Çivi batırın!
Çocukluğumdan büluğ çağına geçtiğim dönemden bu yana büyüklerimden en sık duyduğum deyimlerden birisidir "Bu memleketin çivisi çıktı". Toplumda infial uyardıracak, sağlığı ve güvenliği tehdit edecek olaylar arka arkaya patlayıp skandallar ortaya çıktığında, büyüklerimiz, etkili köşe yazarları, politikacılar hep o deyimi ağızlarına alırlar: "Memleketin çivisi çıktı" Son günlerde manşetlerde gördüklerimiz, arka arkaya gelen olaylar bu deyime ne kadar çok uyuyor! Öyle olaylar ki, toplum sağlığı artık iyice hiçe sayılıyor, insanlar toplu şekilde ölüyor ve hastalanıyor. Sahte içkiler ortaya çıkıyor. Kokuşmuş mallardan yapılmış yiyecekler satılıyor. Her gün yeni bir hırsızlık ve gasp olayı ile karşı karşıyayız. Konunun uzmanlarına göre de yasalardaki boşluklar ve adalet mekanizmasındaki yavaşlık bu tip olayları özendiriyor ve yakaladığı adamı ertesi gün salıvermek zorunda kalan emniyet güçleri de zor durumda kalıyorlar. Tüm bu sorunlara karşın insanlar yaşamaya ve eğlenmeye devam ediyor. Büyük çoğunluğumuz da futbola sarılıyor. Ama hayatın kendisinde olduğu gibi yıllardır futbolda da çivilerin yerlerinden çıkıp durduğunu görüyoruz. Bu hafta penaltıların çivisi çıktı. Kendi gözlemim ve hakem yorumcularından edindiğim izlenime göre, Trabzon'un, Konya'nın ve F.Bahçe'nin ilk kazandığı penaltı, penaltı değil. Samsun'un penaltısının ise tekrarı gerekiyor. Düşünün, yukarıda sayılan penaltılar verilmese, F.Bahçe ve Trabzon puan kaybetmiş, Sakarya beraberlik almış, belki de Kayseri galip gelmiş olacaktı. Ligin üstünde ve altında neler olacağını düşünebiliyor musunuz? Sadece bu değil, futbolda rekabetin de çivisi çıktı. Geçen hafta G.Antep'te yenilen Trabzon'un bir yöneticisi çıkıp "Rakibi kim motive etti?" diyebiliyor.

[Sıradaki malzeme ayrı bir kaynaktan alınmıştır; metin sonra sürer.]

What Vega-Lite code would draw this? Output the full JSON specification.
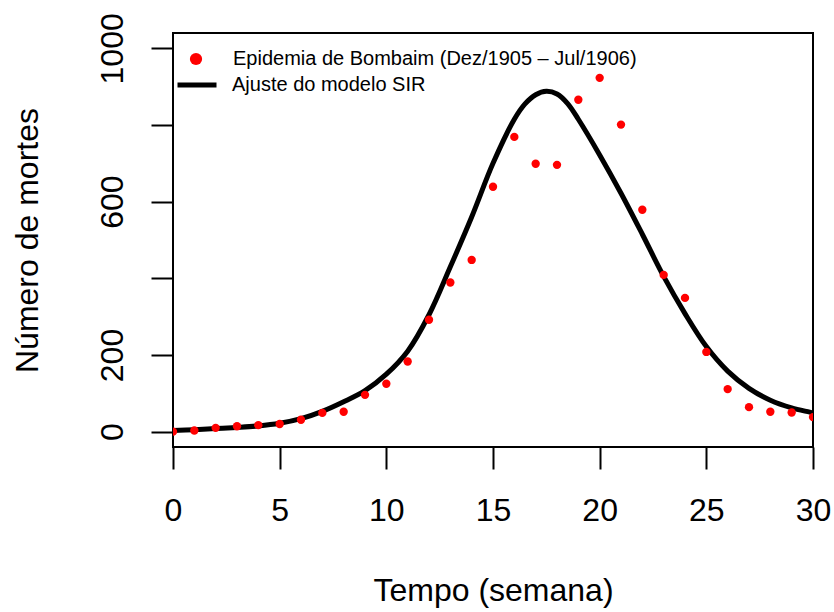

G.Birliği, Kadıköy'de F.Bahçe'ye karşı direndi diye eleştiriliyor, hatta çıkış tünelinde futbolcularına fiziki saldırıda bulunuluyor. İki hafta önce bir futbolcusu özel bir güvenlik görevlisinden kafa yiyen, sahada mağdur olan takıma, "Takma bunları kafana, sen futbolunu oynamaya devam et" şeklinde telkinlerde bulunulabiliyor! Hatta Samsun'da takımı yenildikten sonra Hagi, suçu kendinde aramayarak kendi lehine tüm yorumcuların "penaltı değil" dediği bir penaltı veren hakeme bile yüklenebiliyor.
Perhiz ve lahana turşusu Ama futbolseverler de şaşkın. G.Antep'in son 6 haftada yendiği tek takım Trabzon. Samsun'un son 6 haftada yendiği tek takım ise G.Saray. Christoph Daum G.Birliği'nin Beşiktaş karşısında daha "Light" oynadığını düşünüyor. Yani taraflar kendine göre "Bu ne perhiz, bu ne lahana turşusu" diyebiliyor. Hal böyle olunca büyükler, kendisine karşı direnç gösteren küçüklere "Niye oynuyorsunuz? Bu hakkı nereden buldunuz?" diyebiliyor! Kendilerini gösterebilecekleri tek platform olan büyük maçlardaki mücadeleleri yüzünden alkış almak yerine azar işiten küçükler ise seslerini duyuramadıkları için sözlüde "0" alan öğrenciler gibi yerlerine oturuyorlar. Futbolseverler ise futbola soğuyorlar. Futbolun çivisinin tamamen çıkmaması ve bu gidişe bir dur vermek için medyadan yöneticisine, taraftarından futbolcusuna ve teknik heyetine kadar herkesin çuvaldızı değil, "koca bir çiviyi" kendisine batırması gerekiyor!